TTIP: "Politik hat das Thema zu unsensibel kommuniziert"

30.3.2017, 09:06 Uhr
TTIP:

© Foto: Robert Schmitt

Das Exportvolumen bayerischer Unternehmen lag 2016 bei 183 Milliarden Euro. Damit hat der Freistaat 15,1 Prozent der deutschen Ausfuhren getragen. 56,5 Prozent dieser Waren sind in den EU-Binnenmarkt gegangen. Lediglich 11,2 Prozent aller bayerischer Exporte sind in den USA gelandet. Tendenz rückläufig.

Mit dem Wirtschaftsjuristen und Amberger Landtagsabgeordneten Dr. Harald Schwartz, Norman Blevins von der Münchner Hanns-Seidel-Stiftung und Karl Scheuerlein, Leiter der Rother Unternehmerfabrik, diskutierten in der siebten Auflage der "Rathaushofrunde" ausschließlich TTIP-Befürworter.

Ein "Entwicklungsmotor"

"Deutschland profitiert mehr vom Freihandel, als uns bewusst ist", sagte Harald Schwartz. Karl Scheuerlein sah die Unternehmen im Landkreis als umso erfolgreicher an, je geringer der Formalismus im internationalen Handel sei. "Freihandel ist ein Entwicklungsmotor", ergänzte Norman Blevins, hielt allerdings eine weitere Bedingung für erforderlich: "Er muss auch fair sein, also zu gleichen Bedingungen für alle ablaufen", so Blevins. TTIP hätte seiner Meinung nach deshalb die Chance geboten, Deutschland und die USA im Verhältnis zu China gemeinsam zu positionieren. Ein Teil der Kritik am TTIP-Prozess war für Blevins dennoch berechtigt. "Die Politiker haben es zu unsensibel kommuniziert", so der Diplom-Informatiker. "Im weiteren Verlauf ist TTIP aber für Antiamerikanismus missbraucht worden", erklärte Blevins und begründete seine Meinung vor allem mit dem öffentlichen Aufbegehren in Deutschland gegen die Angleichung von Standards.
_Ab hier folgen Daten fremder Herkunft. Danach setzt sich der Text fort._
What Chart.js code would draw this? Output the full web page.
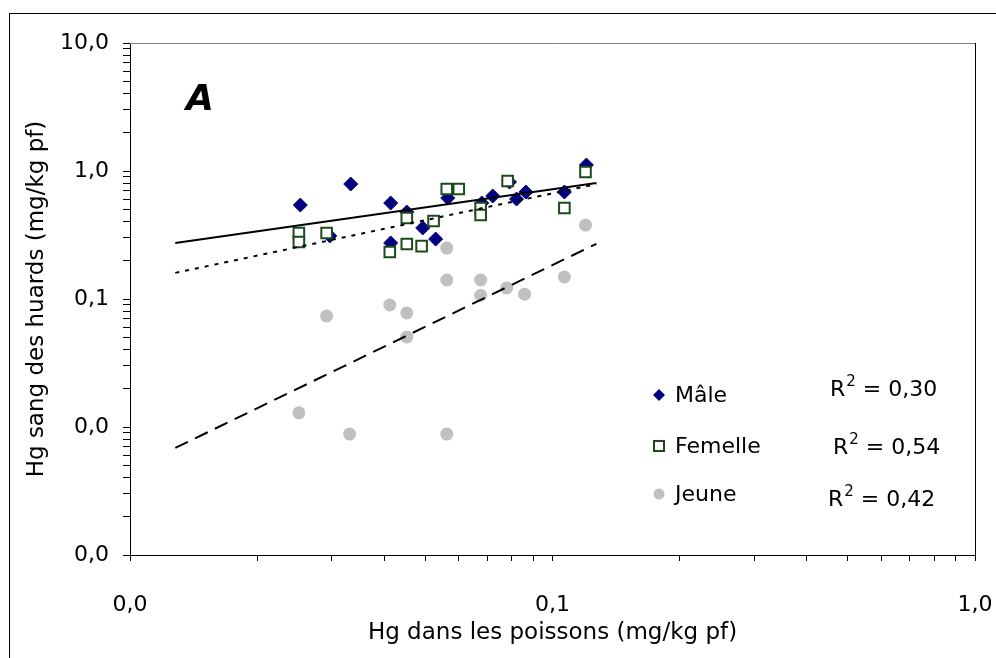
<!DOCTYPE html>
<html>
<head>
<meta charset="utf-8">
<script src="https://cdn.jsdelivr.net/npm/chart.js@4.4.1/dist/chart.umd.min.js"></script>
<style>
  html, body { margin: 0; padding: 0; background: #ffffff; }
  #wrap { width: 996px; height: 658px; position: relative; }
</style>
</head>
<body>
<div id="wrap"><canvas id="chart" width="996" height="658"></canvas></div>
<script>
// Hg in fish (x) vs Hg in loon blood (y), mg/kg wet weight
const maleX = [0.0253, 0.0297, 0.0333, 0.0414, 0.0414, 0.0452, 0.0493, 0.0529, 0.0565, 0.0680, 0.0722, 0.0791, 0.0822, 0.0865, 0.1067, 0.1203];
const maleY = [0.542, 0.311, 0.791, 0.562, 0.274, 0.478, 0.359, 0.294, 0.615, 0.562, 0.638, 0.820, 0.604, 0.685, 0.685, 1.114];

const femelleX = [0.0251, 0.0251, 0.0292, 0.0412, 0.0452, 0.0452, 0.0490, 0.0523, 0.0562, 0.0600, 0.0676, 0.0676, 0.0783, 0.1067, 0.1197];
const femelleY = [0.328, 0.279, 0.328, 0.233, 0.429, 0.269, 0.259, 0.407, 0.724, 0.724, 0.514, 0.453, 0.836, 0.514, 0.982];

const jeuneX = [0.0251, 0.0292, 0.0331, 0.0412, 0.0452, 0.0452, 0.0562, 0.0562, 0.0562, 0.0676, 0.0676, 0.0779, 0.0859, 0.1067, 0.1197];
const jeuneY = [0.0129, 0.0736, 0.0088, 0.0898, 0.0778, 0.0505, 0.250, 0.1407, 0.0088, 0.1407, 0.107, 0.122, 0.109, 0.1485, 0.378];

// power-law trend lines (straight on log-log axes), end points
const trendX = [0.0128, 0.127];
const maleTrendY = [0.274, 0.806];
const femelleTrendY = [0.160, 0.790];
const jeuneTrendY = [0.00686, 0.270];

const seriesNames = ['Mâle', 'Femelle', 'Jeune'];
const rSquared = ['0,30', '0,54', '0,42'];

// axis decades and their labels
const xMajorTicks = [0.01, 0.1, 1];
const xTickLabels = ['0,0', '0,1', '1,0'];
const yMajorTicks = [0.001, 0.01, 0.1, 1, 10];
const yTickLabels = ['0,0', '0,0', '0,1', '1,0', '10,0'];

const FONT = "'DejaVu Sans', sans-serif";
const MALE_COLOR = '#000080';
const FEMELLE_COLOR = '#1b4a1b';
const JEUNE_COLOR = '#c0c0c0';

const pts = (xs, ys) => xs.map((x, i) => ({ x: x, y: ys[i] }));

// minor tick positions 1..9 x 10^n inside each decade
function logTicks(majors) {
  const out = [];
  for (let d = 0; d < majors.length - 1; d++) {
    for (let m = 1; m < 10; m++) out.push({ value: +(majors[d] * m).toPrecision(6) });
  }
  out.push({ value: majors[majors.length - 1] });
  return out;
}
function labelFor(majors, labels) {
  return function (value) {
    for (let i = 0; i < majors.length; i++) {
      if (Math.abs(value - majors[i]) / majors[i] < 1e-6) return labels[i];
    }
    return '';
  };
}

const overlay = {
  id: 'overlay',
  beforeDraw(chart) {
    const ctx = chart.ctx;
    ctx.save();
    ctx.fillStyle = '#ffffff';
    ctx.fillRect(0, 0, chart.width, chart.height);
    // outer frame
    ctx.strokeStyle = '#000000';
    ctx.lineWidth = 1;
    ctx.strokeRect(9.5, 13.5, chart.width + 20, chart.height + 20);
    ctx.restore();
  },
  afterDraw(chart) {
    const ctx = chart.ctx;
    const a = chart.chartArea;
    ctx.save();
    // plot frame top/right
    ctx.lineWidth = 1;
    ctx.strokeStyle = '#808080';
    ctx.beginPath();
    ctx.moveTo(a.left, a.top + 0.5);
    ctx.lineTo(a.right, a.top + 0.5);
    ctx.stroke();
    ctx.strokeStyle = '#000000';
    ctx.beginPath();
    ctx.moveTo(a.right + 0.5, a.top);
    ctx.lineTo(a.right + 0.5, a.bottom);
    ctx.stroke();

    // panel letter
    ctx.fillStyle = '#000000';
    ctx.font = "italic bold 36px " + FONT;
    ctx.textAlign = 'center';
    ctx.textBaseline = 'middle';
    ctx.fillText('A', a.left + 70, a.top + 58);

    // legend
    const lx = a.left + 529, tx = a.left + 545;
    const rows = [a.top + 352, a.top + 403, a.top + 451];
    ctx.fillStyle = MALE_COLOR;
    ctx.beginPath();
    ctx.moveTo(lx, rows[0] - 6);
    ctx.lineTo(lx + 6, rows[0]);
    ctx.lineTo(lx, rows[0] + 6);
    ctx.lineTo(lx - 6, rows[0]);
    ctx.closePath();
    ctx.fill();
    ctx.strokeStyle = FEMELLE_COLOR;
    ctx.lineWidth = 2;
    ctx.fillStyle = '#ffffff';
    ctx.fillRect(lx - 5, rows[1] - 5, 10, 10);
    ctx.strokeRect(lx - 5, rows[1] - 5, 10, 10);
    ctx.fillStyle = JEUNE_COLOR;
    ctx.beginPath();
    ctx.arc(lx, rows[2], 5.5, 0, Math.PI * 2);
    ctx.fill();

    ctx.fillStyle = '#000000';
    ctx.font = "22px " + FONT;
    ctx.textAlign = 'left';
    ctx.textBaseline = 'middle';
    seriesNames.forEach((n, i) => ctx.fillText(n, tx, rows[i] + 1));

    // R² values
    const rPos = [[a.left + 700, a.top + 347], [a.left + 703, a.top + 405], [a.left + 698, a.top + 457]];
    rSquared.forEach((r, i) => {
      let [x, y] = rPos[i];
      ctx.font = "22px " + FONT;
      ctx.fillText('R', x, y);
      x += ctx.measureText('R').width + 1;
      ctx.font = "15px " + FONT;
      ctx.fillText('2', x, y - 8);
      x += ctx.measureText('2').width;
      ctx.font = "22px " + FONT;
      ctx.fillText(' = ' + r, x, y);
    });
    ctx.restore();
  }
};

new Chart(document.getElementById('chart'), {
  type: 'scatter',
  data: {
    datasets: [
      { type: 'line', label: 'Mâle tendance', data: pts(trendX, maleTrendY), borderColor: '#000000', borderWidth: 2, pointRadius: 0, fill: false },
      { type: 'line', label: 'Femelle tendance', data: pts(trendX, femelleTrendY), borderColor: '#000000', borderWidth: 2, borderDash: [4, 6], pointRadius: 0, fill: false },
      { type: 'line', label: 'Jeune tendance', data: pts(trendX, jeuneTrendY), borderColor: '#000000', borderWidth: 2, borderDash: [14, 8], pointRadius: 0, fill: false },
      { label: seriesNames[1], data: pts(femelleX, femelleY), pointStyle: 'rect', pointRadius: 7.5, backgroundColor: '#ffffff', borderColor: FEMELLE_COLOR, borderWidth: 2 },
      { label: seriesNames[0], data: pts(maleX, maleY), pointStyle: 'rectRot', pointRadius: 7, backgroundColor: MALE_COLOR, borderColor: MALE_COLOR, borderWidth: 1 },
      { label: seriesNames[2], data: pts(jeuneX, jeuneY), pointStyle: 'circle', pointRadius: 6.5, backgroundColor: JEUNE_COLOR, borderColor: JEUNE_COLOR, borderWidth: 0 }
    ]
  },
  options: {
    responsive: false,
    animation: false,
    events: [],
    layout: { padding: { top: 43, right: 21, left: 0, bottom: 0 } },
    plugins: { legend: { display: false }, tooltip: { enabled: false } },
    scales: {
      x: {
        type: 'logarithmic',
        min: 0.01, max: 1,
        afterBuildTicks: (s) => { s.ticks = logTicks(xMajorTicks); },
        afterFit: (s) => { s.height = 103; s.paddingLeft = 0; s.paddingRight = 0; },
        border: { display: true, color: '#000000', width: 1 },
        grid: { drawOnChartArea: false, drawTicks: true, tickLength: 6, tickColor: '#000000' },
        ticks: { autoSkip: false, maxRotation: 0, padding: 31, color: '#000000', font: { family: FONT, size: 22 }, callback: labelFor(xMajorTicks, xTickLabels) },
        title: { display: true, text: 'Hg dans les poissons (mg/kg pf)', color: '#000000', font: { family: FONT, size: 23 }, padding: { top: 0, bottom: 11 } }
      },
      y: {
        type: 'logarithmic',
        min: 0.001, max: 10,
        afterBuildTicks: (s) => { s.ticks = logTicks(yMajorTicks); },
        afterFit: (s) => { s.width = 130; s.paddingTop = 0; s.paddingBottom = 0; },
        border: { display: true, color: '#000000', width: 1 },
        grid: { drawOnChartArea: false, drawTicks: true, tickLength: 7, tickColor: '#000000' },
        ticks: { autoSkip: false, padding: 14, color: '#000000', font: { family: FONT, size: 22 }, callback: labelFor(yMajorTicks, yTickLabels) },
        title: { display: true, text: 'Hg sang des huards (mg/kg pf)', color: '#000000', font: { family: FONT, size: 23 }, padding: { top: 23, bottom: 0 } }
      }
    }
  },
  plugins: [overlay]
});
</script>
</body>
</html>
Seiner Darstellung zufolge sind US-Standards nämlich häufig strenger als ihre EU-Pendants. "Mit der Schaffung des größten Wirtschaftsraums der Welt hätten künftig außerdem die EU und die USA die globalen Standards geprägt und nicht China", war Blevins überzeugt.

Joachim von Schlenk, Rother Unternehmer und Chef des örtlichen Industrie- und Handelsgremiums, sah das ebenso. "US-Standards sind nicht schlechter", erklärte er. Ihre gegenseitige Anpassung hielt er insbesondere für Betriebe wie den seinen für einen Vorteil. "Das ist notwendig, sonst prüfen wir uns zu Tode", sagte von Schlenk. "Hier liegen die meisten Gegner falsch", war er überzeugt und sah in den TTIP-Kritikern "echte Freihandelsgegner, die das Abkommen als Vehikel missbraucht haben". Für ihn ist klar: "Wer für die soziale Marktwirtschaft ist, kann nicht gegen Freihandel sein, denn dabei gibt es ausschließlich Gewinner und keine Verlierer", positionierte sich von Schlenk eindeutig.

,Riesenchance‘ für Deutschland

Harald Schwartz stimmte dem zu. "Die Kritik, das war Antiamerikanismus in verkleideter Form", sagte Schwarz. Er hoffe, die Chance auf TTIP bleibe erhalten. Karl Scheuerlein sah es ebenfalls als Rückschritt an, wenn es künftig keine offenen Märkte mehr geben würde. "Zölle weisen in Richtung Krieg", wurde auch er recht deutlich. Scheuerlein sah es wie Blevins als Riesenchance für Deutschland, an den künftigen Standards im weltweiten Handel mitzuarbeiten.

Für Joachim von Schlenk ist dieser Zug indes "endgültig abgefahren". Norman Blevins war nicht so skeptisch. "Der Zug mag weg sein, aber das Gleis bleibt doch", nützte er Schlenks Bild für eine positive Prognose. Er zeigte sich zuversichtlich, dass TTIP oder eine entsprechende Vereinbarung doch noch gelingt.